The Mel Martinez endorsement smelled very funny, if you look at it from the standpoint of the amnesty legislation which we Conservatives managed to defeat. Can you see the synergism going on between McCain and his Senate colleague? We'll be fighting it all over again, mark my words. How can Republicans be so short-sighted?
Watching election returns is, for me, as exciting as a Yankees fan watching his favorite team beat the Red Sox. So, here I sit, remotes in hand, FOX on the tube, Hewitt on the radio, back and forth, using my home theatre setup as my War Room. Ahhhh politics!
It's probably been said by others, but it strikes me (as it has for more than a couple of years) that Conservatives - real Conservatives, of all stripes, you know who you are - are a minority with the 'big tent' of the Republican Party. And yes, to affirm what the breathless media lefties chortle, even within the Conservative ranks, we have differences. Of course, these same stooges for the DNC don't know enough about us to realize that true Conservatives - smaller government, lower taxes, less government regulation, pro-business, traditional values - will band together, even as a minority within the Party, to affect change and the direction of the GOP.
With time, the Republican Coalition has become less conservative and more moderate. Witness the divisions between, say, Cubans, who appear to be voting overwhelmingly for John McCain in the Florida, primarily because of or in spite of his stand on amnesty (John, take note: IT WAS AMNESTY!) and traditional Conservatives, who disdain McCain because of McCain (Insert Democtratic Senator Name HERE), not to mention his bizarre stand, almost anti-Republican, on tax-cuts, judges, unsecured borders, terrorist rights, and a whole host of core issues. And to that we can add older Republicans (a sympathy vote, clearly) and what are known, at least to the media, as independent or moderate Republicans. I would call them confused.
We Conservatives are no longer driving the bus. Unfortunately, I'm not sure who is. Does this mean we cannot win elections, or secure The White House in 2008? Of course not. What it does mean, though, is that Conservatives, long considered the 'base' of the Republican Party, are being gently elbowed to one side in favor of an unfocused moderate wing of the Party that traces its roots back to the elitist Rockefeller Wing of the party. The lines continue to blur.
Conservatives really do not have a candidate they they can rally to. Fred Thompson was, for all intents and purposes, virtually comatose on the road, inspiring about as much excitement as your average building inspector (all he needed was the gum). Mitt Romney is the most potent of the candidates, but, based on the votes he is getting, is clearly not able to muster moderates to us in the numbers necessary to decisively spank McCain and end his campaign. Huckabee is a Pro-Life Democrat. Ron Paul is an isolationist loon. And Rudy is well... Rudy is a sentimental favorite for me, because he's decisive, but I wonder how he'd look after twenty-plus years in the Senate. To his credit, he probably would choose strict constructionist judges - something that worries me with Senator McCain.
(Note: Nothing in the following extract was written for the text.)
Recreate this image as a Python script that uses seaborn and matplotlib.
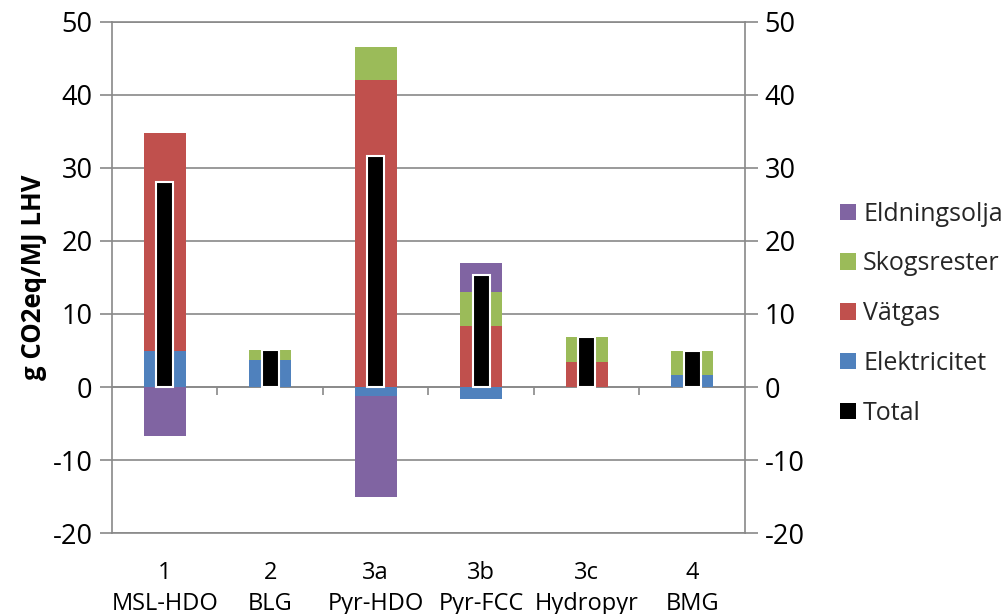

John McCain has shown no respect for free speech (McCain-Feingold). He has shown little regard for the competitiveness of the American worker (McCain-Liebermann). He's more interested in open borders than in protecting our borders (McCain-Kennedy). And yet, as I sit here tonight, he is leading in Florida. What is happening to the Republican Party? Beware, the Moderates have arrived.
The media will love this, but it isn't over yet.